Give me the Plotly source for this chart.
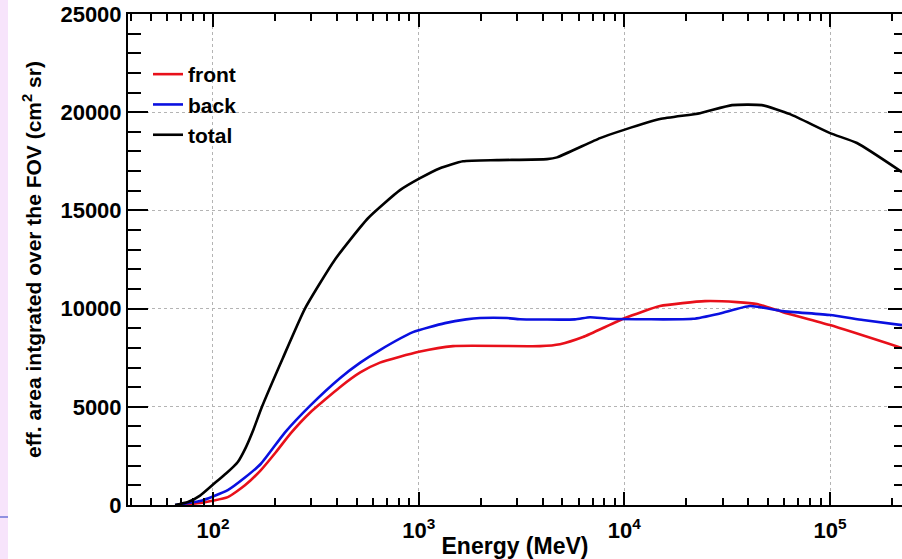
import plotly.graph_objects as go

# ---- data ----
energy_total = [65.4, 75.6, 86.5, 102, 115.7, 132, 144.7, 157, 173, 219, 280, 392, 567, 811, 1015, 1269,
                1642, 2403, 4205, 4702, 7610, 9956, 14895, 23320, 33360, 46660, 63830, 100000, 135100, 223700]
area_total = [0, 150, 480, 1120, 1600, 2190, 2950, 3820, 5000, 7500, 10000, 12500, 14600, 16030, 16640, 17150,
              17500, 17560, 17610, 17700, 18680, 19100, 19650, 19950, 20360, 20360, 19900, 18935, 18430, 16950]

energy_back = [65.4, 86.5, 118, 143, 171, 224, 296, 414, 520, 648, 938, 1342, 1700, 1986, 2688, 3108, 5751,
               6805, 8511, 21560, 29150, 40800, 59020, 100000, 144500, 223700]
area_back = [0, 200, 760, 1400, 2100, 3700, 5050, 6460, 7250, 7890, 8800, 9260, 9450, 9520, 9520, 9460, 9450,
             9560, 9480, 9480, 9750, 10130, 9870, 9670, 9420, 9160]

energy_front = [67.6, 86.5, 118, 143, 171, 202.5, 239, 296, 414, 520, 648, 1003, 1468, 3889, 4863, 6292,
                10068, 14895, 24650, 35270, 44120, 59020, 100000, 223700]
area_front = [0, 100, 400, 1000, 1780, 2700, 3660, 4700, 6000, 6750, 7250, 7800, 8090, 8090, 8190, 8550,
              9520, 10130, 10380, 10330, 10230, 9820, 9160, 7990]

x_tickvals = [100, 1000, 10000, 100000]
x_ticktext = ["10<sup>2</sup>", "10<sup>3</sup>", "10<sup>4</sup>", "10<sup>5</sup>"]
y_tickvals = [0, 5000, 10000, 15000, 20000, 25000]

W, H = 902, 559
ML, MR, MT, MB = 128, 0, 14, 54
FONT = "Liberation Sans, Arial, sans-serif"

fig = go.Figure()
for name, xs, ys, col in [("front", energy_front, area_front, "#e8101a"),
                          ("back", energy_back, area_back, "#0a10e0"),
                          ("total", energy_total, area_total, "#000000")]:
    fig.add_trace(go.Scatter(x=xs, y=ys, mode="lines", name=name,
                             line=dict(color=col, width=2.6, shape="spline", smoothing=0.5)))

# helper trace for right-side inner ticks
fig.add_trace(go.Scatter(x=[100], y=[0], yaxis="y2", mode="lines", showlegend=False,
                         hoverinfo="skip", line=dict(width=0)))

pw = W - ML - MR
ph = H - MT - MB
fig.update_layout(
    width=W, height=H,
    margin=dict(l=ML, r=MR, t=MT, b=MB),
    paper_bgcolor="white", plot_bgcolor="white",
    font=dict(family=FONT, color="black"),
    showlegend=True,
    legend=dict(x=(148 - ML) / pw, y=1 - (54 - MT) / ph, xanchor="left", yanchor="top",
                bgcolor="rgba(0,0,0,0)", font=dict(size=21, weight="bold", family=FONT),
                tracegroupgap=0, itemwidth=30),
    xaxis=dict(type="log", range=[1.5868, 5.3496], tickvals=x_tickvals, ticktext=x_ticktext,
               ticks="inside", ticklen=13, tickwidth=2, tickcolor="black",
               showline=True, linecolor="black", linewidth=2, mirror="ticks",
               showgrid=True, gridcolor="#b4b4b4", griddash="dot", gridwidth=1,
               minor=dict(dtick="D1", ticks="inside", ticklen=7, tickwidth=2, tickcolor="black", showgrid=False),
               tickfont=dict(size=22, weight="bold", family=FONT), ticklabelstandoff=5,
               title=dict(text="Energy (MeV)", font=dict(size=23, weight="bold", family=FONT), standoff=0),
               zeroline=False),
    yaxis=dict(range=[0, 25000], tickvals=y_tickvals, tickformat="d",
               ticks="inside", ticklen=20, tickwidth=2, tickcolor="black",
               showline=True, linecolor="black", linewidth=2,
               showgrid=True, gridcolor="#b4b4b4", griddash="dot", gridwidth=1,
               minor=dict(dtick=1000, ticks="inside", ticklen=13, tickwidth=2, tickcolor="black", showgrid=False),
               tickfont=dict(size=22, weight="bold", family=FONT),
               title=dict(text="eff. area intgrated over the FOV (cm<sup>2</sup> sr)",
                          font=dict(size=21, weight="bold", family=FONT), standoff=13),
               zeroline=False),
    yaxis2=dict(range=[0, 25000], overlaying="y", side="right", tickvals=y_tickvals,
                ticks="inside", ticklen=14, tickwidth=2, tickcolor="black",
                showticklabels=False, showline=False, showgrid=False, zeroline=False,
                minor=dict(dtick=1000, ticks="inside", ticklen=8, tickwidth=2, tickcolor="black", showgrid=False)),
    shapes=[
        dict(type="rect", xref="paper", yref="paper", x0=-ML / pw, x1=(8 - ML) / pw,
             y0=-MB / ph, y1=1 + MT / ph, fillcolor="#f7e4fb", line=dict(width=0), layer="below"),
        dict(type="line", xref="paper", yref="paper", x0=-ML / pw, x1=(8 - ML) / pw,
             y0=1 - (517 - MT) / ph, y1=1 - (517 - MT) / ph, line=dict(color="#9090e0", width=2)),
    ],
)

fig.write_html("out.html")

--------------------

GIVEN REQUEST: Up to and including the line containing "9560, 9480, 9480, 9750, 10130, 9870, 9670, 9420, 9160]", repeat every line from the start of the data, but none of the pictures.

RESULT FOR THIS EXERCISE:
Give me the Plotly source for this chart.
import plotly.graph_objects as go

# ---- data ----
energy_total = [65.4, 75.6, 86.5, 102, 115.7, 132, 144.7, 157, 173, 219, 280, 392, 567, 811, 1015, 1269,
                1642, 2403, 4205, 4702, 7610, 9956, 14895, 23320, 33360, 46660, 63830, 100000, 135100, 223700]
area_total = [0, 150, 480, 1120, 1600, 2190, 2950, 3820, 5000, 7500, 10000, 12500, 14600, 16030, 16640, 17150,
              17500, 17560, 17610, 17700, 18680, 19100, 19650, 19950, 20360, 20360, 19900, 18935, 18430, 16950]

energy_back = [65.4, 86.5, 118, 143, 171, 224, 296, 414, 520, 648, 938, 1342, 1700, 1986, 2688, 3108, 5751,
               6805, 8511, 21560, 29150, 40800, 59020, 100000, 144500, 223700]
area_back = [0, 200, 760, 1400, 2100, 3700, 5050, 6460, 7250, 7890, 8800, 9260, 9450, 9520, 9520, 9460, 9450,
             9560, 9480, 9480, 9750, 10130, 9870, 9670, 9420, 9160]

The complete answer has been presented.